Definitely maggots. A garbage can is a very common place to find them. They are also commonly used for fishing and sold in many bait shops. I have fed them to my Reds on numerous occasions and they are still alive and well!! They loved them.

In ice fishing they call these guys spikes and are just as effective in catching pan fish. Dam, now I want to go fishing!!!!!!!!!

Rinse them off first to get rid of all the garbage, oils, residue, ect&#8230;.. Your Dragon will love them and it is the cheapest source of food out there. Trust me--- go for it


----------



## Winkyee (Feb 17, 2003)

I hate them things.


----------



## ESPMike (Mar 23, 2005)

Winkyee said:


> I hate them things.


+1. I have a tough stomach and there isnt much that vrosses me out...but maggots do.


----------



## bobme (Feb 17, 2003)

If you have a open flesh hole, you can use maggots to heal it also.
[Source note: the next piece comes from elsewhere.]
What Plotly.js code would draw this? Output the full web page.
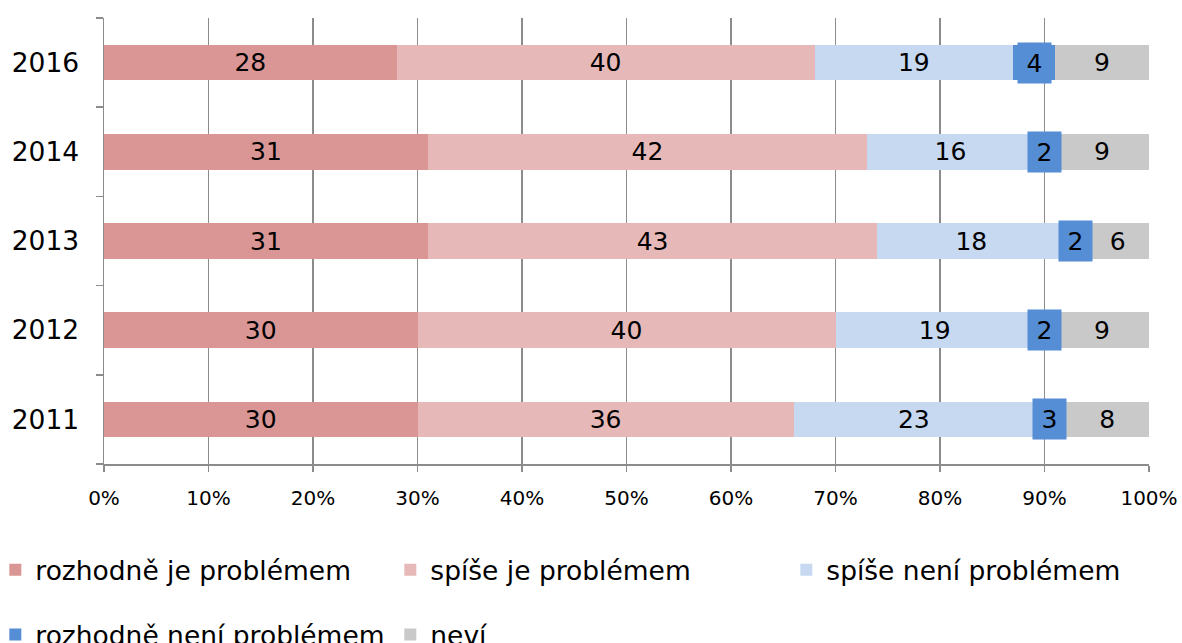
<!DOCTYPE html>
<html>
<head>
<meta charset="utf-8">
<script src="https://cdn.plot.ly/plotly-3.0.1.min.js"></script>
<style>html,body{margin:0;padding:0;background:#fff;}#chart{width:1182px;height:643px;}</style>
</head>
<body>
<div id="chart"></div>
<script>
const categories = ['2011', '2012', '2013', '2014', '2016'];
const rozhodneJe = [30, 30, 31, 31, 28];
const spiseJe = [36, 40, 43, 42, 40];
const spiseNeni = [23, 19, 18, 16, 19];
const rozhodneNeni = [3, 2, 2, 2, 4];
const nevi = [8, 9, 6, 9, 9];
const seriesNames = ['rozhodně je problémem', 'spíše je problémem', 'spíše není problémem', 'rozhodně není problémem', 'neví'];
const tickLabels = ['0%', '10%', '20%', '30%', '40%', '50%', '60%', '70%', '80%', '90%', '100%'];
const tickValues = [0, 10, 20, 30, 40, 50, 60, 70, 80, 90, 100];

const colors = ['#D99694', '#E6B9B8', '#C6D9F1', '#558ED5', '#C9C9C9'];
const FONT = 'DejaVu Sans, Verdana, sans-serif';
const series = [rozhodneJe, spiseJe, spiseNeni, rozhodneNeni, nevi];
const legendOf = ['legend', 'legend', 'legend3', 'legend2', 'legend2'];

const traces = series.map((vals, i) => ({
  type: 'bar',
  orientation: 'h',
  name: seriesNames[i],
  y: categories,
  x: vals,
  marker: {color: colors[i], line: {width: 0}},
  text: i === 3 ? null : vals.map(String),
  textposition: i === 3 ? 'none' : 'inside',
  insidetextanchor: 'middle',
  constraintext: 'none',
  textfont: {family: FONT, size: 25, color: '#000'},
  hoverinfo: 'none',
  legend: legendOf[i]
}));

// labels with a filled box for the small dark-blue segment
const annotations = categories.map((c, k) => {
  const start = rozhodneJe[k] + spiseJe[k] + spiseNeni[k];
  return {
    x: start + rozhodneNeni[k] / 2,
    y: k,
    xref: 'x', yref: 'y',
    text: String(rozhodneNeni[k]),
    showarrow: false,
    font: {family: FONT, size: 25, color: '#000'},
    bgcolor: colors[3],
    width: 33,
    height: 40,
    borderpad: 0
  };
});

const legendCommon = {
  orientation: 'h',
  xanchor: 'left',
  yanchor: 'middle',
  font: {family: FONT, size: 26.5, color: '#000'},
  entrywidth: 350,
  entrywidthmode: 'pixels',
  bgcolor: 'rgba(0,0,0,0)',
  borderwidth: 0,
  traceorder: 'normal'
};

const layout = {
  width: 1182,
  height: 643,
  margin: {l: 104, r: 33, t: 18, b: 179, autoexpand: false},
  paper_bgcolor: '#fff',
  plot_bgcolor: '#fff',
  barmode: 'stack',
  bargap: 0.6,
  font: {family: FONT, color: '#000'},
  showlegend: true,
  xaxis: {
    range: [0, 100],
    tickvals: tickValues,
    ticktext: tickLabels,
    showgrid: true,
    gridcolor: '#8C8C8C',
    gridwidth: 1.5,
    zeroline: false,
    showline: true,
    linecolor: '#8C8C8C',
    linewidth: 1.5,
    ticks: 'outside',
    ticklen: 6,
    tickcolor: '#8C8C8C',
    tickwidth: 1.5,
    ticklabelstandoff: 9,
    tickfont: {family: FONT, size: 20, color: '#000'},
    fixedrange: true
  },
  yaxis: {
    type: 'category',
    range: [-0.5, 4.5],
    showgrid: false,
    zeroline: false,
    showline: true,
    linecolor: '#8C8C8C',
    linewidth: 1.5,
    ticks: 'outside',
    tickson: 'boundaries',
    ticklen: 7,
    tickcolor: '#8C8C8C',
    tickwidth: 1.5,
    ticklabelstandoff: 18,
    tickfont: {family: FONT, size: 26.5, color: '#000'},
    fixedrange: true
  },
  legend: Object.assign({}, legendCommon, {x: -0.104, y: -0.238}),
  legend3: Object.assign({}, legendCommon, {x: -0.104 + 791 / 1045, y: -0.238}),
  legend2: Object.assign({}, legendCommon, {x: -0.104, y: -0.383}),
  annotations: annotations
};

Plotly.newPlot('chart', traces, layout, {staticPlot: true, displayModeBar: false});
</script>
</body>
</html>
http://diabetes.webmd.com/news/20040920/he...ds-with-maggots


----------



## Mettle (Dec 29, 2003)

I would NEVER feed any of my reptiles anything I collected from outside. Just think about what potentially goes into your garbage can. There are more than a few things that could be considered toxic or have harmful effects. Just my thought on the matter. It's not worth the risk. It's gambling with the life of your animal.


----------



## dark FrOsT (Sep 23, 2006)

agreed ^^^^


----------



## KINGofKINGS (Jul 24, 2006)

they didnt get fed to her...


----------



## psychofish (Jun 5, 2004)

thats probably a good idea... I wouldent have done it eaither


----------